-- Exercise details --
Nothing outside the range from the line with "Rebuild this chart" to the line with "energy = np.round(np.arange(0, 610) * 0.1, 2)" belongs in the copy, and no pictures do either; repeat that range exactly.

-- Records from a collection --
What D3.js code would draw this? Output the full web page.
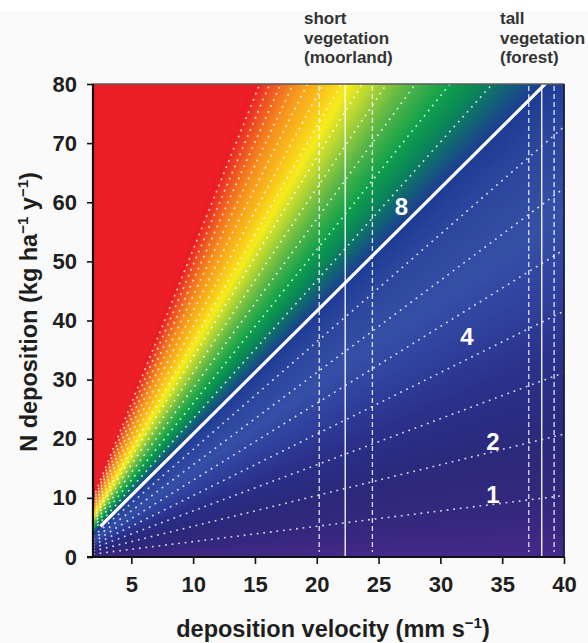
<!DOCTYPE html>
<html>
<head>
<meta charset="utf-8">
<script src="https://cdn.jsdelivr.net/npm/d3@7"></script>
<style>
  html, body { margin: 0; padding: 0; background: #fafafa; }
  svg { display: block; }
  text { font-family: "Liberation Sans", Arial, sans-serif; }
</style>
</head>
<body>
<svg id="chart" width="588" height="643"></svg>
<script>
// NH3 concentration (µg m-3) -> N deposition (kg N ha-1 y-1) per mm s-1 of deposition velocity
const K = 1e-9 * 31557600 * 10 * 14 / 17;

// axis ticks
const xTicks = [5, 10, 15, 20, 25, 30, 35, 40];
const yTicks = [0, 10, 20, 30, 40, 50, 60, 70, 80];

// isolines of constant concentration (dotted), critical level (solid)
const isoConc = [1, 2, 3, 4, 5, 6, 7, 9, 10, 11, 12, 13, 14, 15, 16, 17, 18, 19, 20];
const criticalConc = 8;
const criticalStartV = 2.5;

// labelled isolines: concentration and label position (velocity, deposition)
const labelConc = [8, 4, 2, 1];
const labelV = [26.85, 32.15, 34.25, 34.25];
const labelN = [59.2, 37.3, 19.6, 10.6];

// deposition velocity ranges for vegetation types (lower, mean, upper)
const vegNames = [["short", "vegetation", "(moorland)"], ["tall", "vegetation", "(forest)"]];
const vegLow = [20.2, 37.15];
const vegMean = [22.3, 38.2];
const vegHigh = [24.5, 39.2];

// colour ramp over concentration
const rampConc = [0, 0.8, 2, 3.2, 4.5, 5.6, 7, 8, 8.6, 9.2, 10, 11.3, 12.5, 13.6, 15.2, 16.8, 18.5, 20.3];
const rampColor = ["#44298a", "#35287e", "#2b2a7c", "#2b3089", "#30429e", "#3650a7", "#2d479e", "#1e3c94",
                   "#135f78", "#0b8459", "#10a14b", "#5fb847", "#b3d535", "#f7ec1c", "#f9b91c", "#f6901f",
                   "#f05a23", "#ec1f26"];

const W = 588, H = 643;
const plot = { left: 93, right: 564, top: 84, bottom: 557 };

const x = d3.scaleLinear().domain([1.9, 40]).range([plot.left, plot.right]);
const y = d3.scaleLinear().domain([0, 80]).range([plot.bottom, plot.top]);
const colour = d3.scaleLinear().domain(rampConc).range(rampColor).interpolate(d3.interpolateRgb).clamp(true);

const svg = d3.select("#chart");

// page background: thin white band at the very top
svg.append("rect").attr("width", W).attr("height", H).attr("fill", "#fafafa");
svg.append("rect").attr("width", W).attr("height", 11).attr("fill", "#ffffff");

svg.append("defs").append("clipPath").attr("id", "plotClip")
  .append("rect")
  .attr("x", plot.left).attr("y", plot.top)
  .attr("width", plot.right - plot.left).attr("height", plot.bottom - plot.top);

const g = svg.append("g").attr("clip-path", "url(#plotClip)");

// colour field: each band covers everything above its isoline, painted in rising order
const v0 = x.domain()[0], v1 = x.domain()[1];
const bands = d3.range(0, 21.01, 0.05);
const bandPoly = c => [
  [x(v0), y(K * c * v0)],
  [x(v1), y(K * c * v1)],
  [x(v1), y(1000)],
  [x(v0), y(1000)]
];
g.selectAll("polygon.band").data(bands).join("polygon")
  .attr("class", "band")
  .attr("points", c => bandPoly(c).map(p => p.join(",")).join(" "))
  .attr("fill", c => colour(c + 0.025));

// dotted isolines
const line = d3.line().x(d => x(d[0])).y(d => y(d[1]));
g.selectAll("path.iso").data(isoConc).join("path")
  .attr("class", "iso")
  .attr("d", c => line([[v0, K * c * v0], [v1, K * c * v1]]))
  .attr("fill", "none")
  .attr("stroke", "#ffffff")
  .attr("stroke-opacity", 0.8)
  .attr("stroke-width", 1.6)
  .attr("stroke-dasharray", "1.8 4.8");

// vegetation velocity ranges
const vegG = svg.append("g");
[vegLow, vegHigh].forEach(arr => {
  vegG.selectAll(null).data(arr).join("line")
    .attr("x1", d => x(d)).attr("x2", d => x(d))
    .attr("y1", y(80) - 6).attr("y2", y(0) - 5)
    .attr("stroke", "#ffffff").attr("stroke-opacity", 0.85)
    .attr("stroke-width", 1.3).attr("stroke-dasharray", "5 3");
});
vegG.selectAll(null).data(vegMean).join("line")
  .attr("x1", d => x(d)).attr("x2", d => x(d))
  .attr("y1", y(80)).attr("y2", y(0))
  .attr("stroke", "#ffffff").attr("stroke-width", 1.3);

// critical level line
const vTop = 80 / (K * criticalConc);
g.append("path")
  .attr("d", line([[criticalStartV, K * criticalConc * criticalStartV], [vTop + 0.3, K * criticalConc * (vTop + 0.3)]]))
  .attr("fill", "none").attr("stroke", "#ffffff").attr("stroke-width", 3.2);

// isoline labels
svg.selectAll("text.lab").data(labelConc).join("text")
  .attr("class", "lab")
  .attr("x", (d, i) => x(labelV[i]))
  .attr("y", (d, i) => y(labelN[i]))
  .attr("text-anchor", "middle")
  .attr("dominant-baseline", "central")
  .attr("fill", "#ffffff")
  .attr("font-weight", "bold")
  .attr("font-size", 24)
  .text(d => d);

// frame
svg.append("line").attr("x1", plot.left).attr("x2", plot.right).attr("y1", plot.top).attr("y2", plot.top)
  .attr("stroke", "#5a5a5a").attr("stroke-width", 1.5);
svg.append("line").attr("x1", plot.right).attr("x2", plot.right).attr("y1", plot.top).attr("y2", plot.bottom)
  .attr("stroke", "#1a1a40").attr("stroke-width", 1.8);

// axes
const xAxis = svg.append("g").attr("transform", `translate(0,${plot.bottom})`)
  .call(d3.axisBottom(x).tickValues(xTicks).tickSize(7).tickPadding(12).tickSizeOuter(0));
const yAxis = svg.append("g").attr("transform", `translate(${plot.left},0)`)
  .call(d3.axisLeft(y).tickValues(yTicks).tickSize(6).tickPadding(10).tickSizeOuter(0));
[xAxis, yAxis].forEach(a => {
  a.select(".domain").attr("stroke", "#111").attr("stroke-width", 2.2);
  a.selectAll(".tick line").attr("stroke", "#111").attr("stroke-width", 1.6);
  a.selectAll(".tick text").attr("fill", "#1e1e1e").attr("font-size", 22).attr("font-weight", "bold")
    .attr("font-family", "Liberation Sans, Arial, sans-serif");
});
xAxis.selectAll(".tick text").attr("dy", "0.71em");
xAxis.select(".domain").attr("d", `M${plot.left - 6},0H${plot.right}`);
yAxis.select(".domain").attr("d", `M0,${plot.top}V${plot.bottom}`);

// axis titles
const xt = svg.append("text")
  .attr("x", 333).attr("y", 637)
  .attr("text-anchor", "middle").attr("font-size", 23.5).attr("font-weight", "bold").attr("fill", "#1e1e1e");
xt.append("tspan").text("deposition velocity (mm s");
xt.append("tspan").attr("dy", -9).attr("font-size", 15).text("−1");
xt.append("tspan").attr("dy", 9).text(")");

const yt = svg.append("text")
  .attr("transform", "translate(37,312) rotate(-90)")
  .attr("text-anchor", "middle").attr("font-size", 23.5).attr("font-weight", "bold").attr("fill", "#1e1e1e");
yt.append("tspan").text("N deposition (kg ha");
yt.append("tspan").attr("dy", -9).attr("font-size", 15).text("−1");
yt.append("tspan").attr("dy", 9).text(" y");
yt.append("tspan").attr("dy", -9).attr("font-size", 15).text("−1");
yt.append("tspan").attr("dy", 9).text(")");

// vegetation labels
const vegX = [304, 500];
vegNames.forEach((lines, i) => {
  const t = svg.append("text").attr("x", vegX[i]).attr("y", 24)
    .attr("font-size", 17).attr("font-weight", "bold").attr("fill", "#333333");
  lines.forEach((s, j) => t.append("tspan").attr("x", vegX[i]).attr("dy", j === 0 ? 0 : 19.5).text(s));
});
</script>
</body>
</html>
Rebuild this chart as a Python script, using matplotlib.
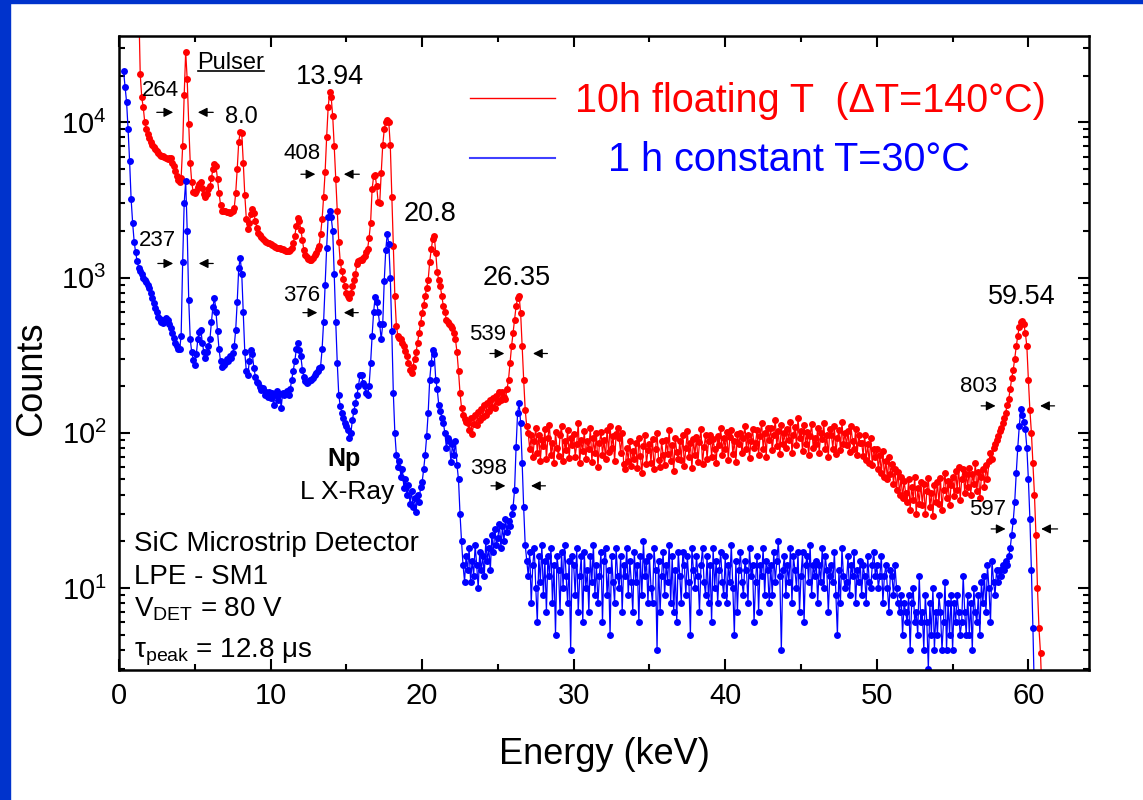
#SiC microstrip spectra, floating T vs constant T
import numpy as np
import matplotlib
matplotlib.use('Agg')
import matplotlib.pyplot as plt
from matplotlib.patches import Rectangle
from matplotlib.lines import Line2D
from matplotlib.ticker import MultipleLocator, LogLocator

plt.rcParams['font.family'] = ['Liberation Sans', 'DejaVu Sans']
plt.rcParams['mathtext.fontset'] = 'custom'
plt.rcParams['mathtext.rm'] = 'Liberation Sans'
plt.rcParams['mathtext.it'] = 'Liberation Sans:italic'
plt.rcParams['mathtext.bf'] = 'Liberation Sans:bold'

#channel energies, 0.1 keV bins starting at 0 keV (row = 1 keV)
energy = np.round(np.arange(0, 610) * 0.1, 2)

#1 h constant T=30C, counts per bin (None = no data)
blue_counts = [
    None, None, None, 21400, 17000, 13500, 9000, 5600, 3200, 2250,
    1700, 1450, 1270, 1160, 1100, 1050, 1000, 970, 930, 890,
    850, 790, 740, 690, 640, 600, 560, 540, 520, 510,
    530, 545, 530, 500, 470, 440, 410, 380, 360, 345,
    345, 420, 1250, 3000, 4200, 2000, 720, 400, 330, 296,
    275, 320, 400, 445, 460, 380, 330, 305, 330, 360,
    400, 520, 650, 740, 600, 450, 345, 290, 267, 275,
    283, 300, 290, 310, 305, 325, 360, 460, 700, 1150,
    1340, 1050, 600, 330, 250, 235, 290, 340, 320, 260,
    230, 212, 208, 196, 188, 194, 176, 184, 170, 182,
    168, 180, 150, 176, 185, 162, 178, 145, 181, 174,
    180, 186, 176, 192, 220, 250, 290, 345, 380, 340,
    310, 255, 230, 215, 210, 212, 218, 220, 225, 235,
    243, 250, 260, 267, 345, 520, 900, 1550, 2450, 2670,
    2450, 2000, 1050, 520, 283, 175, 148, 135, 125, 116,
    110, 104, 92, 100, 121, 138, 156, 175, 200, 235,
    235, 210, 200, 180, 175, 200, 280, 420, 600, 750,
    700, 600, 500, 400, 500, 950, 1500, 1920, 1650, 1000,
    450, 180, 100, 72, 60, 66, 52, 58, 44, 50,
    40, 46, 35, 42, 33, 38, 31, 40, 36, 45,
    48, 58, 72, 95, 135, 220, 283, 343, 320, 220,
    190, 150, 138, 125, 116, 100, 80, 92, 88, 65,
    84, 72, 88, 62, 50, 30, 20, 14, 11, 16,
    13, 18, 11, 15, 12, 19, 14, 10, 17, 13,
    16, 12, 20, 15, 18, 13, 22, 17, 24, 19,
    21, 26, 18, 25, 20, 28, 23, 27, 25, 30,
    33, 43, 81, 135, 155, 116, 64, 33, 19, 15,
    12, 17, 8, 14, 18, 10, 6, 16, 11, 19,
    9, 15, 7, 16, 12, 18, 8, 14, 5, 16,
    13, 7, 17, 10, 19, 12, 8, 15, 4, 16,
    14, 9, 18, 7, 12, 16, 6, 17, 10, 13,
    7, 16, 11, 19, 9, 14, 8, 12, 17, 6,
    15, 18, 9, 13, 5, 16, 11, 8, 18, 12,
    10, 16, 7, 14, 12, 18, 9, 15, 11, 7,
    17, 11, 14, 6, 16, 9, 20, 12, 15, 8,
    16, 10, 8, 18, 13, 4, 15, 7, 12, 17,
    9, 14, 11, 19, 8, 16, 7, 13, 6, 17,
    12, 8, 17, 14, 9, 16, 11, 5, 18, 13,
    10, 16, 12, 7, 14, 18, 11, 9, 16, 8,
    14, 6, 18, 10, 15, 8, 13, 17, 11, 9,
    16, 8, 14, 11, 19, 10, 5, 15, 7, 13,
    17, 11, 9, 15, 13, 8, 18, 12, 14, 6,
    11, 16, 7, 14, 12, 18, 9, 15, 13, 8,
    14, 9, 17, 11, 15, 20, 12, 4, 13, 16,
    9, 14, 11, 18, 8, 16, 13, 10, 17, 7,
    12, 17, 6, 14, 16, 11, 19, 9, 14, 12,
    15, 8, 14, 11, 18, 10, 16, 13, 7, 12,
    14, 11, 17, 9, 5, 13, 8, 18, 12, 10,
    11, 16, 9, 14, 12, 17, 8, 13, 11, 15,
    9, 14, 12, 8, 16, 11, 10, 14, 17, 12,
    14, 10, 12, 16, 8, 12, 14, 10, 7, 13,
    12, 9, 14, 10, 8, 7, 9, 5, 8, 7,
    6, 9, 4, 8, 10, 6, 7, 5, 12, 6,
    7, 4, 9, 6, 3, 8, 5, 10, 4, 7,
    5, 9, 7, 4, 6, 11, 4, 8, 5, 9,
    4, 8, 6, 9, 7, 5, 6, 12, 7, 5,
    9, 5, 8, 4, 10, 7, 6, 9, 5, 11,
    8, 12, 7, 14, 10, 6, 15, 11, 9, 13,
    11, 13, 12, 14, 13, 15, 14, 16, 18, 22,
    27, 36, 55, 80, 110, 142, 130, 118, 105, 80,
    50, 28, 13, 5.5, 2, 1, 1, 1, 1, 1,
]

#10 h floating T (dT=140C)
red_counts = [
    None, None, None, None, None, None, None, None, None, None,
    None, None, None, 60000, 20500, 14500, 12500, 10000, 9000, 8400,
    7900, 7500, 7100, 6900, 6700, 6500, 6350, 6200, 6100, 6050,
    6000, 5900, 5800, 5850, 5880, 5500, 5200, 4850, 4500, 4250,
    4150, 4400, 7000, 14900, 28500, 18900, 9800, 5500, 4100, 3540,
    3500, 3600, 3850, 4000, 4150, 3800, 3450, 3300, 3450, 3700,
    3880, 4400, 5000, 5400, 5200, 4300, 3500, 2950, 2700, 2680,
    2680, 2650, 2640, 2620, 2650, 2700, 2800, 3500, 5000, 7500,
    8700, 8500, 5500, 3400, 2400, 2050, 2250, 2550, 2750, 2600,
    2300, 2100, 1950, 1880, 1820, 1770, 1720, 1700, 1680, 1660,
    1640, 1610, 1600, 1570, 1560, 1545, 1550, 1520, 1525, 1500,
    1490, 1480, 1475, 1510, 1560, 1680, 1860, 2150, 2430, 2300,
    2030, 1750, 1500, 1400, 1350, 1320, 1300, 1300, 1340, 1400,
    1440, 1520, 1600, 1900, 2370, 3300, 4800, 8000, 12500, 15600,
    14500, 11000, 7000, 4300, 2700, 1700, 1250, 1100, 980, 880,
    800, 760, 740, 800, 880, 970, 1060, 1220, 1270, 1290,
    1300, 1330, 1370, 1450, 1520, 1800, 2250, 3700, 4500, 4550,
    3880, 3050, 3000, 4700, 7100, 9000, 10100, 10400, 10000, 7100,
    3320, 1600, 760, 490, 420, 410, 400, 380, 360, 335,
    310, 280, 255, 243, 267, 300, 330, 380, 440, 510,
    590, 670, 760, 860, 970, 1260, 1520, 1760, 1850, 1440,
    1080, 960, 880, 760, 655, 600, 536, 520, 505, 490,
    470, 440, 400, 330, 250, 180, 145, 130, 122, 118,
    116, 104, 125, 98, 114, 130, 112, 136, 120, 142,
    126, 150, 130, 156, 138, 162, 146, 168, 144, 172,
    158, 182, 162, 184, 170, 166, 190, 220, 283, 360,
    440, 536, 655, 740, 760, 590, 360, 220, 141, 110,
    100, 78, 96, 70, 88, 108, 74, 97, 66, 90,
    82, 105, 68, 93, 112, 72, 86, 64, 101, 80,
    71, 96, 110, 66, 89, 77, 104, 69, 92, 83,
    98, 70, 85, 115, 64, 90, 76, 103, 68, 88,
    79, 107, 65, 92, 74, 99, 60, 86, 101, 72,
    90, 68, 104, 75, 111, 80, 95, 66, 98, 108,
    92, 74, 100, 63, 58, 80, 66, 88, 61, 76,
    68, 86, 59, 92, 71, 55, 82, 96, 63, 77,
    84, 64, 91, 58, 78, 99, 67, 60, 88, 72,
    62, 90, 73, 104, 66, 83, 57, 93, 75, 68,
    88, 67, 97, 61, 80, 102, 70, 86, 59, 91,
    72, 94, 65, 87, 105, 63, 81, 96, 68, 89,
    97, 70, 91, 78, 64, 95, 83, 108, 72, 93,
    79, 101, 67, 94, 104, 73, 89, 65, 98, 84,
    100, 74, 93, 110, 78, 97, 69, 88, 106, 80,
    86, 104, 72, 95, 116, 79, 99, 70, 108, 90,
    107, 77, 96, 121, 82, 103, 73, 112, 85, 99,
    80, 106, 90, 118, 74, 97, 109, 83, 124, 92,
    103, 76, 112, 84, 101, 72, 95, 114, 80, 93,
    84, 108, 74, 99, 91, 115, 78, 96, 70, 105,
    97, 79, 110, 73, 92, 104, 77, 117, 84, 100,
    83, 103, 75, 110, 88, 78, 106, 72, 96, 86,
    86, 71, 97, 67, 84, 64, 92, 62, 79, 70,
    78, 58, 72, 55, 76, 52, 66, 50, 70, 54,
    63, 47, 58, 43, 56, 40, 52, 38, 49, 41,
    36, 50, 32, 45, 37, 52, 30, 44, 35, 48,
    34, 47, 30, 42, 51, 33, 41, 29, 46, 36,
    48, 35, 51, 32, 43, 55, 38, 49, 34, 46,
    52, 39, 57, 43, 60, 37, 50, 58, 41, 54,
    45, 59, 40, 54, 47, 64, 42, 56, 38, 52,
    58, 45, 62, 50, 66, 74, 68, 80, 85, 90,
    95, 102, 108, 116, 125, 135, 150, 165, 190, 225,
    254, 300, 360, 420, 480, 515, 522, 500, 440, 360,
    220, 140, 100, 64, 40, 22, 10, 5.5, 3.8, 2,
]

labels = ['10h floating T  (\u0394T=140\u00b0C)', '   1 h constant T=30\u00b0C']

#peak energies (keV) and label positions
peak_labels = ['13.94', '20.8', '26.35', '59.54']
peak_pos = [(13.93, 19700), (20.53, 2550), (26.24, 986), (59.54, 748)]

#FWHM (eV): label, label pos, arrow level, right-pointing arrow, left-pointing arrow
fwhm_labels = ['264', '237', '408', '376', '539', '398', '803', '597']
fwhm_text = [(2.71, 16070), (2.51, 1730), (12.08, 6310), (12.08, 766),
             (24.29, 428), (24.36, 58.6), (56.70, 198), (57.29, 31.8)]
fwhm_y = [11600, 1232, 4630, 594, 324, 45.5, 149, 24.0]
fwhm_in = [(2.31, 3.76), (2.38, 3.76), (11.82, 13.14), (11.95, 13.27),
           (24.29, 25.61), (24.36, 25.68), (56.70, 58.02), (57.36, 58.68)]
fwhm_out = [(6.40, 5.02), (6.40, 5.08), (16.04, 14.65), (15.97, 14.65),
            (28.45, 27.13), (28.32, 27.00), (61.91, 60.59), (62.11, 60.66)]

red = np.array(red_counts, dtype=float)
blue = np.array(blue_counts, dtype=float)

fig = plt.figure(figsize=(11.43, 8), dpi=100)
#blue frame of the slide
fig.patches.append(Rectangle((0, 0), 10 / 1143, 1, transform=fig.transFigure,
                             color='#0033cc', zorder=0))
fig.patches.append(Rectangle((0, 1 - 3 / 800), 1, 3 / 800, transform=fig.transFigure,
                             color='#0033cc', zorder=0))
ax = fig.add_axes([119 / 1143, 130 / 800, 970 / 1143, 634 / 800])

ax.plot(energy, red, '-o', color='#ff0000', lw=0.9, ms=5, mew=0, label=labels[0])
ax.plot(energy, blue, '-o', color='#0000ff', lw=0.9, ms=5, mew=0, label=labels[1])

ax.set_yscale('log')
ax.set_xlim(0, 64)
ax.set_ylim(2.96, 36000)
ax.xaxis.set_major_locator(MultipleLocator(10))
ax.xaxis.set_minor_locator(MultipleLocator(5))
ax.yaxis.set_major_locator(LogLocator(base=10))
ax.yaxis.set_minor_locator(LogLocator(base=10, subs=np.arange(2, 10)))
ax.tick_params(which='both', direction='in', top=True, right=True, width=1.5,
               labelsize=21)
ax.tick_params(which='major', length=8, pad=9)
ax.tick_params(which='minor', length=4.5)
for s in ax.spines.values():
    s.set_linewidth(1.8)

ax.set_xlabel('Energy (keV)', fontsize=26)
ax.set_ylabel('Counts', fontsize=26)
ax.xaxis.set_label_coords(0.5, -0.105)
ax.yaxis.set_label_coords(-0.072, 0.46)

#legend: lines only, coloured text
handles = [Line2D([], [], color='#ff0000', lw=1), Line2D([], [], color='#4040ff', lw=1.5)]
leg = ax.legend(handles, labels, loc='upper left', bbox_to_anchor=(0.362, 0.928),
                frameon=False, fontsize=28.5, handlelength=2.15, handletextpad=0.5,
                labelspacing=0.55, borderaxespad=0, borderpad=0)
leg.get_texts()[0].set_color('#ff0000')
leg.get_texts()[1].set_color('#0000ff')

#peak energies
for lab, (x, y) in zip(peak_labels, peak_pos):
    ax.text(x, y, lab, fontsize=19.5, ha='center', va='center')
ax.text(8.09, 10900, '8.0', fontsize=17, ha='center', va='center')
pulser = ax.text(7.39, 24000, 'Pulser', fontsize=17, ha='center', va='center')

#FWHM markers
for lab, txy, y, (a0, a1), (b0, b1) in zip(fwhm_labels, fwhm_text, fwhm_y, fwhm_in, fwhm_out):
    ax.text(txy[0], txy[1], lab, fontsize=16, ha='center', va='center')
    ax.annotate('', xy=(a1, y), xytext=(a0, y),
                arrowprops=dict(arrowstyle='-|>', color='k', lw=0.9, mutation_scale=14))
    ax.annotate('', xy=(b1, y), xytext=(b0, y),
                arrowprops=dict(arrowstyle='-|>', color='k', lw=0.9, mutation_scale=14))

ax.text(14.85, 68, 'Np', fontsize=18, fontweight='bold', ha='center', va='center')
ax.text(15.03, 41.6, 'L X-Ray', fontsize=19, ha='center', va='center')

#detector info
ax.text(0.0155, 0.1877, 'SiC Microstrip Detector', transform=ax.transAxes, fontsize=20)
ax.text(0.0155, 0.1356, 'LPE - SM1', transform=ax.transAxes, fontsize=20)
ax.text(0.0155, 0.084, r'V$_\mathregular{DET}$ = 80 V', transform=ax.transAxes, fontsize=20)
ax.text(0.0155, 0.019, '\u03c4$_\\mathregular{peak}$ = 12.8 \u03bcs', transform=ax.transAxes,
        fontsize=20)

#underline Pulser
fig.canvas.draw()
bb = pulser.get_window_extent().transformed(fig.transFigure.inverted())
fig.add_artist(Line2D([bb.x0, bb.x1], [bb.y0 + 3 / 800, bb.y0 + 3 / 800],
                      color='k', lw=1.2, transform=fig.transFigure))

fig.savefig('out.png', dpi=100)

-- Complete answer --
Rebuild this chart as a Python script, using matplotlib.
#SiC microstrip spectra, floating T vs constant T
import numpy as np
import matplotlib
matplotlib.use('Agg')
import matplotlib.pyplot as plt
from matplotlib.patches import Rectangle
from matplotlib.lines import Line2D
from matplotlib.ticker import MultipleLocator, LogLocator

plt.rcParams['font.family'] = ['Liberation Sans', 'DejaVu Sans']
plt.rcParams['mathtext.fontset'] = 'custom'
plt.rcParams['mathtext.rm'] = 'Liberation Sans'
plt.rcParams['mathtext.it'] = 'Liberation Sans:italic'
plt.rcParams['mathtext.bf'] = 'Liberation Sans:bold'

#channel energies, 0.1 keV bins starting at 0 keV (row = 1 keV)
energy = np.round(np.arange(0, 610) * 0.1, 2)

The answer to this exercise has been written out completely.